There are a number of technical limitations of the nitrogen washout gas technique which are independent of the type of washing gas used but should be considered in this context. First, measurement precision may be limited by the occurrence of leakage at the interface between face and mask and/or by the performance of measurements at stages in the respiratory cycle other than end-expiration. We controlled for these factors by using a pneumotachograph, which enabled us not only to exclude all measurements that were not performed at end-expiration, but also to detect potential leaks occurring between face and mask(4). Second, FRC measurements may be influenced by an increased dead space ventilation caused by the use of a face mask. This potential bias was avoided by providing a bypass flow of air between measurements. Third, FRC may vary with sleep state and/or breathing pattern(8). It has therefore been suggested that FRC measurements should ideally be confined to quiet sleep(9).
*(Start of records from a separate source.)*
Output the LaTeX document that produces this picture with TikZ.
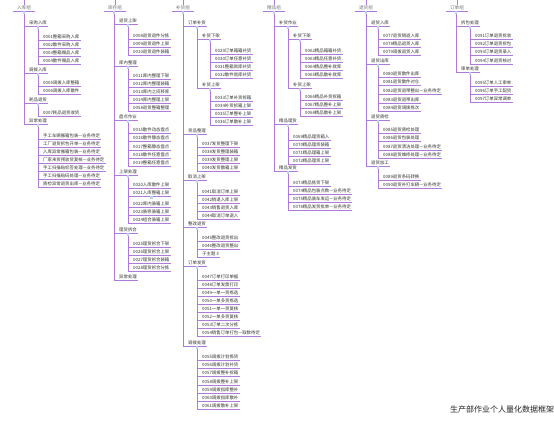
\documentclass[tikz,border=0pt]{standalone}
\usepackage{fontspec}
\setmainfont{Noto Sans CJK SC}
\definecolor{lnc}{HTML}{B07AD8}
\definecolor{mkc}{HTML}{B9D3F2}
\definecolor{txc}{HTML}{333333}
\tikzset{
 x=1pt,y=-1pt,
 ln/.style={draw=lnc, line width=0.7pt},
 itm/.style={anchor=south west, inner xsep=1pt, inner ysep=0.7pt, font=\fontsize{4.4}{5}\selectfont, text=txc, text height=3.4pt, text depth=0.5pt},
 rootn/.style={anchor=south, inner xsep=4pt, inner ysep=0.7pt, font=\fontsize{4.6}{5}\selectfont, text=black!55, text height=3.4pt, text depth=0.5pt},
 titlen/.style={anchor=west, inner sep=0pt, font=\fontsize{8}{9}\selectfont, text=black!85},
}
\newcommand\mm[5]{%
  \node[itm] (#1) at (#3+4,#4) {#5};
  \coordinate (c#1) at (#3,0);
  \draw[ln] (#2.south -| c#1) |- (#1.south east);
}
\newcommand\mk[2]{%
  \coordinate (m#1) at (#2,0);
  \fill[mkc] (#1.south -| m#1) ++(-1.3,0.4) rectangle ++(2.6,2.6);
}
\newcommand\rt[3]{%
  \node[rootn] (#1) at (#2,11) {#3};
  \draw[ln] (#1.south west) -- (#1.south east);
  \draw[ln] (#1.north) -- (#1.north |- top);
}
\begin{document}
\begin{tikzpicture}
\fill[white] (0,0) rectangle (554,422);
\useasboundingbox (0,0) rectangle (554,422);
\coordinate (top) at (0,0);

% ---------- column 1
\rt{r1}{24}{入库组}
\mm{a1}{r1}{24}{26}{采购入库}
\mm{n0001}{a1}{38}{40}{0001整箱采购入库}
\mm{n0002}{a1}{38}{48}{0002散件采购入库}
\mm{n0003}{a1}{38}{56}{0003整箱赠品入库}
\mm{n0004}{a1}{38}{64}{0004散件赠品入库}
\mm{a2}{r1}{24}{73}{调拨入库}
\mm{n0005}{a2}{38}{86}{0005调拨入库整箱}
\mm{n0006}{a2}{38}{94}{0006调拨入库散件}
\mm{a3}{r1}{24}{103}{耗品退货}
\mm{n0007}{a3}{38}{116}{0007耗品退货收货}
\mm{a4}{r1}{24}{124}{异常处理}
\mm{x01}{a4}{38}{139}{手工车辆搬箱包装—业务待定}
\mm{x02}{a4}{38}{147}{工厂退货拆包开单—业务待定}
\mm{x03}{a4}{38}{155}{入库异常搬箱包装—业务待定}
\mm{x04}{a4}{38}{163}{厂家来货预收货复核—业务待定}
\mm{x05}{a4}{38}{171}{手工扫描贴标签处理—业务待定}
\mm{x06}{a4}{38}{179}{手工扫描贴码处理—业务待定}
\mm{x07}{a4}{38}{187}{质检异常退货出库—业务待定}
\mk{r1}{24}\mk{a1}{38}\mk{a2}{38}\mk{a3}{38}\mk{a4}{38}

% ---------- column 2
\rt{r2}{115}{库存组}
\mm{b1}{r2}{114}{24}{退货上架}
\mm{n0008}{b1}{128}{39}{0008退货退件分拣}
\mm{n0009}{b1}{128}{47}{0009退货退件上架}
\mm{n0010}{b1}{128}{55}{0010退货退件装箱}
\mm{b2}{r2}{114}{66}{库内整理}
\mm{n0011}{b2}{128}{79}{0011库内整理下架}
\mm{n0012}{b2}{128}{87}{0012库内整理装箱}
\mm{n0013}{b2}{128}{95}{0013库内之间移库}
\mm{n0014}{b2}{128}{103}{0014库内整理上架}
\mm{n0058b}{b2}{128}{111}{0058退货整箱整理}
\mm{b3}{r2}{114}{120}{盘点作业}
\mm{n0015}{b3}{128}{133}{0015散件动态盘点}
\mm{n0016}{b3}{128}{141}{0016散件静态盘点}
\mm{n0017}{b3}{128}{150}{0017整箱静态盘点}
\mm{n0018}{b3}{128}{158}{0018散件任意盘点}
\mm{n0019}{b3}{128}{166}{0019整箱任意盘点}
\mm{b4}{r2}{114}{175}{上架处理}
\mm{n0020}{b4}{128}{188}{0020入库散件上架}
\mm{n0021}{b4}{128}{196}{0021入库整箱上架}
\mm{n0022}{b4}{128}{207}{0022库内装箱上架}
\mm{n0023}{b4}{128}{215}{0023装修装箱上架}
\mm{n0024}{b4}{128}{223}{0024组合装箱上架}
\mm{b5}{r2}{114}{233}{理货拆合}
\mm{n0025}{b5}{128}{247}{0025理货拆合下架}
\mm{n0026}{b5}{128}{255}{0026理货拆合上架}
\mm{n0027}{b5}{128}{263}{0027理货拆合装箱}
\mm{n0028}{b5}{128}{271}{0028理货拆合分拣}
\mm{b6}{r2}{114}{280}{异常处理}
\mk{r2}{114}\mk{b1}{128}\mk{b2}{128}\mk{b3}{128}\mk{b4}{128}\mk{b5}{128}
\fill[mkc] (n0021.south) ++(-1.3,0.4) rectangle ++(2.6,2.6);

% ---------- column 3
\rt{r3}{183}{补货组}
\mm{c1}{r3}{183}{26}{订单补货}
\mm{c11}{c1}{197}{39}{补货下架}
\mm{n0029}{c11}{210}{54}{0029订单箱箱补货}
\mm{n0030}{c11}{210}{62}{0030订单任意补货}
\mm{n0031}{c11}{210}{70}{0031整箱就库补货}
\mm{n0032}{c11}{210}{78}{0032散件就库补货}
\mm{c12}{c1}{197}{88}{补货上架}
\mm{n0033}{c12}{210}{101}{0033订单补货拆箱}
\mm{n0034}{c12}{210}{109}{0034补货拆箱上架}
\mm{n0035}{c12}{210}{117}{0035订单整补上架}
\mm{n0036}{c12}{210}{125}{0036订单散补上架}
\mm{c2}{r3}{183}{134}{货品整理}
\mm{n0037}{c2}{197}{147}{0037发货整理下架}
\mm{n0038}{c2}{197}{155}{0038发货整理装箱}
\mm{n0039}{c2}{197}{163}{0039发货整理上架}
\mm{n0040}{c2}{197}{171}{0040发货散箱上架}
\mm{c3}{r3}{183}{180}{取消上架}
\mm{n0041}{c3}{197}{195}{0041取消订单上架}
\mm{n0042}{c3}{197}{203}{0042销退入库上架}
\mm{n0043}{c3}{197}{211}{0043销售退货入库}
\mm{n0044}{c3}{197}{219}{0044取消订单退入}
\mm{c4}{r3}{183}{227}{整改退货}
\mm{n0045}{c4}{197}{241}{0045整改退货拆出}
\mm{n0046}{c4}{197}{249}{0046整改退货整出}
\mm{s3}{c4}{197}{257}{子主题 3}
\mm{c5}{r3}{183}{266}{订单发货}
\mm{n0047}{c5}{197}{280}{0047订单打印单据}
\mm{n0048}{c5}{197}{288}{0048订单发票打印}
\mm{n0049}{c5}{197}{296}{0049一单一货拣选}
\mm{n0050}{c5}{197}{304}{0050一单多货拣选}
\mm{n0051}{c5}{197}{312}{0051一单一货复核}
\mm{n0052}{c5}{197}{320}{0052一单多货复核}
\mm{n0053}{c5}{197}{328}{0053订单二次分拣}
\mm{n0054}{c5}{197}{336}{0054销售订单打包—取数待定}
\mm{c6}{r3}{183}{346}{调拨处理}
\mm{n0055}{c6}{197}{360}{0055调拨计划拣货}
\mm{n0056}{c6}{197}{368}{0056调拨计划补货}
\mm{n0057}{c6}{197}{376}{0057调拨整补拆箱}
\mm{n0058}{c6}{197}{385}{0058调拨整补上架}
\mm{n0059}{c6}{197}{393}{0059调拨指库整补}
\mm{n0060}{c6}{197}{401}{0060调拨指库散补}
\mm{n0061}{c6}{197}{409}{0061调拨散补上架}
\mk{r3}{183}\mk{c1}{197}\mk{c11}{210}\mk{c12}{210}\mk{c2}{197}\mk{c3}{197}\mk{c4}{197}\mk{c5}{197}\mk{c6}{197}

% ---------- column 4
\rt{r4}{274}{精品组}
\mm{d1}{r4}{274}{26}{补货作业}
\mm{d11}{d1}{288}{39}{补货下架}
\mm{n0062}{d11}{300}{54}{0062精品箱箱补货}
\mm{n0063}{d11}{300}{62}{0063精品任意补货}
\mm{n0064}{d11}{300}{70}{0064精品整补就库}
\mm{n0065}{d11}{300}{78}{0065精品散补就库}
\mm{d12}{d1}{288}{88}{补货上架}
\mm{n0066}{d12}{300}{100}{0066精品补货拆箱}
\mm{n0067}{d12}{300}{108}{0067精品整补上架}
\mm{n0068}{d12}{300}{116}{0068精品散补上架}
\mm{d2}{r4}{274}{124}{精品理货}
\mm{n0069}{d2}{288}{140}{0069精品理货箱入}
\mm{n0070}{d2}{288}{148}{0070精品理货装箱}
\mm{n0071}{d2}{288}{156}{0071精品理箱上架}
\mm{n0072}{d2}{288}{164}{0072精品理货上架}
\mm{d3}{r4}{274}{171}{精品发货}
\mm{n0073}{d3}{288}{186}{0073精品拣货下架}
\mm{n0074}{d3}{288}{194}{0074精品包装点数—业务待定}
\mm{n0075}{d3}{288}{202}{0075精品装车发运—业务待定}
\mm{n0076}{d3}{288}{210}{0076精品发货批单—业务待定}
\mk{r4}{274}\mk{d1}{288}\mk{d11}{300}\mk{d12}{300}\mk{d2}{288}\mk{d3}{288}

% ---------- column 5
\rt{r5}{366}{退货组}
\mm{e1}{r5}{366}{26}{退货入库}
\mm{n0077}{e1}{378}{39}{0077退货销退入库}
\mm{n0078}{e1}{378}{47}{0078精品退货入库}
\mm{n0079}{e1}{378}{55}{0079调拨退货入库}
\mm{e2}{r5}{366}{64}{退货出库}
\mm{n0080}{e2}{378}{77}{0080退货散件出库}
\mm{n0081}{e2}{378}{85}{0081退货散件对仓}
\mm{n0082}{e2}{378}{94}{0082退货退带整出—业务待定}
\mm{n0083}{e2}{378}{103}{0083退货退带出库}
\mm{n0084}{e2}{378}{111}{0084退货调拨拣次}
\mm{e3}{r5}{366}{120}{退货质检}
\mm{n0085}{e3}{378}{133}{0085退货质检处理}
\mm{n0086}{e3}{378}{141}{0086退货包装处理}
\mm{n0087}{e3}{378}{150}{0087退货清洁处理—业务待定}
\mm{n0088}{e3}{378}{158}{0088退货维修处理—业务待定}
\mm{e4}{r5}{366}{166}{退货加工}
\mm{n0089}{e4}{378}{180}{0089退货条码转换}
\mm{n0090}{e4}{378}{188}{0090退货补打车辆—业务待定}
\mk{r5}{366}\mk{e1}{378}\mk{e2}{378}\mk{e3}{378}\mk{e4}{378}

% ---------- column 6
\rt{r6}{457}{订单组}
\mm{f1}{r6}{456}{26}{拆包处理}
\mm{n0091}{f1}{470}{39}{0091订单退货拆收}
\mm{n0092}{f1}{470}{47}{0092订单退货拆包}
\mm{n0093}{f1}{470}{55}{0093订单退货录入}
\mm{n0094}{f1}{470}{64}{0094订单退货核对}
\mm{f2}{r6}{456}{72}{审单处理}
\mm{n0095}{f2}{470}{86}{0095订单人工审单}
\mm{n0096}{f2}{470}{94}{0096订单手工配货}
\mm{n0097}{f2}{470}{102}{0097订单异常调单}
\mk{r6}{456}\mk{f1}{470}\mk{f2}{470}

% ---------- title
\node[titlen] (title) at (450,409) {生产部作业个人量化数据框架};
\end{tikzpicture}
\end{document}
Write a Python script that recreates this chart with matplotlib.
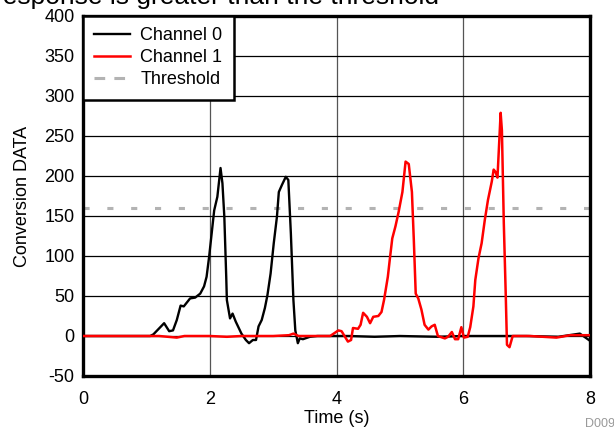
import matplotlib
matplotlib.use('Agg')
import matplotlib.pyplot as plt
from matplotlib.lines import Line2D

plt.rcParams['font.family'] = ['Liberation Sans', 'DejaVu Sans']
plt.rcParams['axes.unicode_minus'] = False

# channel 0 (black)
t0 = [0.0, 0.5, 1.06, 1.11, 1.28, 1.36, 1.42, 1.48, 1.54, 1.59, 1.69, 1.77, 1.85, 1.91,
      1.95, 1.99, 2.03, 2.07, 2.12, 2.17, 2.20, 2.23, 2.26, 2.27, 2.32, 2.36, 2.41,
      2.50, 2.57, 2.62, 2.68, 2.73, 2.77, 2.82, 2.87, 2.91, 2.96, 3.01, 3.06, 3.09,
      3.14, 3.20, 3.24, 3.28, 3.32, 3.35, 3.39, 3.42, 3.47, 3.58, 3.70, 4.2, 4.6,
      5.0, 5.6, 6.0, 6.4, 7.0, 7.5, 7.84, 8.0]
v0 = [0, 0, 0, 2, 16, 6, 7, 20, 38, 37, 47, 48, 53, 62,
      74, 99, 128, 157, 174, 210, 191, 149, 74, 45, 22, 28, 18,
      3, -5, -9, -5, -5, 12, 20, 35, 51, 78, 116, 149, 180,
      189, 199, 195, 128, 45, 7, -9, -3, -4, -1, 0, 0, -1,
      0, -1, 0, 0, 0, -1, 3, -6]

# channel 1 (red)
t1 = [0.0, 0.6, 1.2, 1.48, 1.6, 2.0, 2.27, 2.5, 3.0, 3.25, 3.32, 3.4, 3.6, 3.90,
      4.03, 4.08, 4.18, 4.23, 4.26, 4.34, 4.38, 4.42, 4.48, 4.53, 4.58, 4.66, 4.71,
      4.75, 4.81, 4.84, 4.88, 4.93, 4.98, 5.04, 5.09, 5.14, 5.19, 5.22, 5.25, 5.29,
      5.34, 5.39, 5.45, 5.50, 5.55, 5.60, 5.71, 5.76, 5.82, 5.87, 5.92, 5.97, 6.01,
      6.07, 6.11, 6.16, 6.19, 6.24, 6.29, 6.34, 6.39, 6.45, 6.48, 6.51, 6.54, 6.59,
      6.61, 6.64, 6.67, 6.69, 6.73, 6.78, 7.05, 7.47, 7.69, 8.0]
v1 = [0, 0, 0, -2, 0, 0, -1, 0, 0, 1, 3, 0, 0, 0,
      7, 6, -7, -5, 10, 9, 14, 29, 24, 16, 24, 25, 30,
      45, 74, 95, 122, 137, 155, 180, 218, 215, 180, 120, 53, 47,
      33, 14, 8, 12, 14, 0, -3, -1, 5, -4, -4, 11, -2,
      -1, 11, 37, 70, 97, 116, 145, 170, 193, 208, 205, 198, 279,
      257, 141, 53, -11, -14, 0, 0, -2, 1, 1]

threshold = 160
labels = ['Channel 0', 'Channel 1', 'Threshold']

fig = plt.figure(figsize=(6.14, 4.32), dpi=100)
ax = fig.add_axes([83 / 614, 1 - 376 / 432, (590 - 83) / 614, (376 - 16) / 432])

# title cut off at the top edge
fig.text(-0.01, 1 - 4 / 432, 'response is greater than the threshold', fontsize=19,
         va='baseline', ha='left', color='black')

l0, = ax.plot(t0, v0, color='black', lw=1.7, zorder=3)
l1, = ax.plot(t1, v1, color='#ff0000', lw=1.8, zorder=4)
ax.axhline(threshold, color='#b3b3b3', lw=2.2, ls=(0, (2.0, 5.8)), zorder=2)

ax.set_xlim(0, 8)
ax.set_ylim(-50, 400)
ax.set_xticks([0, 2, 4, 6, 8])
ax.set_yticks(range(-50, 401, 50))
ax.tick_params(length=0, labelsize=13)
ax.tick_params(axis='x', pad=11)
ax.tick_params(axis='y', pad=6)
ax.yaxis.grid(True, color='black', lw=0.9)
ax.xaxis.grid(True, color='#555555', lw=0.9)
ax.set_axisbelow(True)
for s in ax.spines.values():
    s.set_linewidth(2.4)

ax.set_xlabel('Time (s)', fontsize=13, labelpad=1)
ax.set_ylabel('Conversion DATA', fontsize=13, labelpad=10)

thr_handle = Line2D([], [], color='#b3b3b3', lw=2.2, ls=(0, (3.5, 3.0)))
leg = ax.legend([l0, l1, thr_handle], labels, loc='upper left', fontsize=13,
                borderaxespad=0, fancybox=False, framealpha=1, edgecolor='black',
                handlelength=2.0, handletextpad=0.55, borderpad=0.62,
                labelspacing=0.28)
leg.get_frame().set_linewidth(1.8)
leg.set_zorder(6)

fig.text(0.952, 0.005, 'D009', fontsize=9, color='#999999', ha='left', va='bottom')

fig.savefig('out.png', dpi=100)
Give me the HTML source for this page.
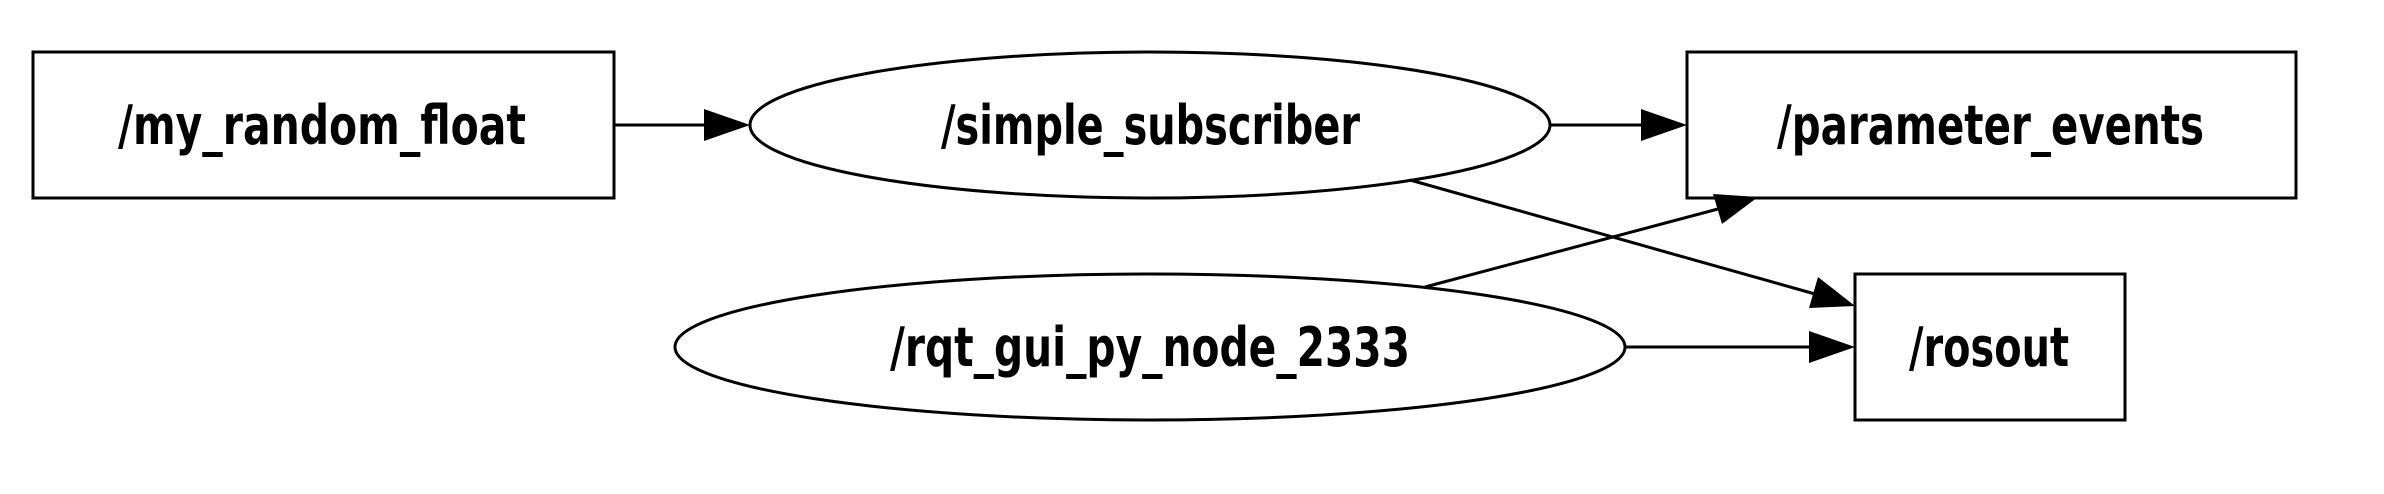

However, there are several reports which failed to show a significant influence of sleep state on FRC(1013). Moreover, episodes of quiet sleep are relatively infrequent and short in neonates(14), and our study design required performance of at least six consecutive FRC measurements during one period of spontaneous unsedated sleep. It was therefore considered impractical to confine measurements to episodes of quiet sleep only. This may explain why we observed a relatively high coefficient of variation in some infants during repeated measurements with the same washing gas, but is unlikely to have affected our data on the comparison between the two washing gases, because the sequence in which these gases were applied was varied randomly between patients.

It has been postulated that FRC may be lowered by breathing high concentrations of oxygen(15). This phenomenon, however, could not be verified by Boon et al.(16) when comparing lung volumes measured in room air and after breathing 100% oxygen for 3 min. Also, if oxygen rebreathing influences FRC, a progressive fall in FRC should occur during repeated measurements. This was not the case in either this or a previous study(4).

One reviewer pointed out that photospectrometers as used in the Sensormedics 2600 may lose their accuracy in the presence of helium. If this had been of relevance to this study, it should have caused a systematic difference in the values measured with the two washout gases and/or a higher coefficient of variation for heliox compared with oxygen. This was not the case in either the in vitro or the in vivo experiments(Tables 1 and 2). It should be stressed, however, that separate 2-point calibrations were performed for each washout gas,i.e. our measurements were corrected for any systematic influence heliox may have on the photospectrometric N2 analyzer.

We found a relatively large intersubject variability for FRC (Fig. 2). Our mean values, however, are similar to those reported by other investigators for the nitrogen washout technique in term and preterm infants(4, 17, 18). The high intersubject variability is thus most likely related to the heterogenicity of the population of infants studied (with birth weights ranging from 720 to 2530 g and gestational ages at birth from 27 to 37 wk) and/or to the fact that measurements were performed during both quiet and active sleep. There was also one patient in this study who showed low FRC values (<10 mL/kg) with both washout gases despite being clinically perfectly well. He was the smallest of all infants studied (1520 g, birth weight 800 g), but had never been ventilated and had not received additional inspired oxygen. This discrepancy between the FRC values measured and the clinical status of the infant is difficult to explain and may reflect the limitations of the nitrogen washout technique and/or of the Sensormedics system in very small infants.

In conclusion, we did not observe a systematic influence of the type of washing gas used (heliox or oxygen) on FRC in these preterm infants. We therefore suggest that heliox rather than pure oxygen should be used for FRC measurements with the nitrogen washout technique particularly in preterm infants who are still at risk of ROP.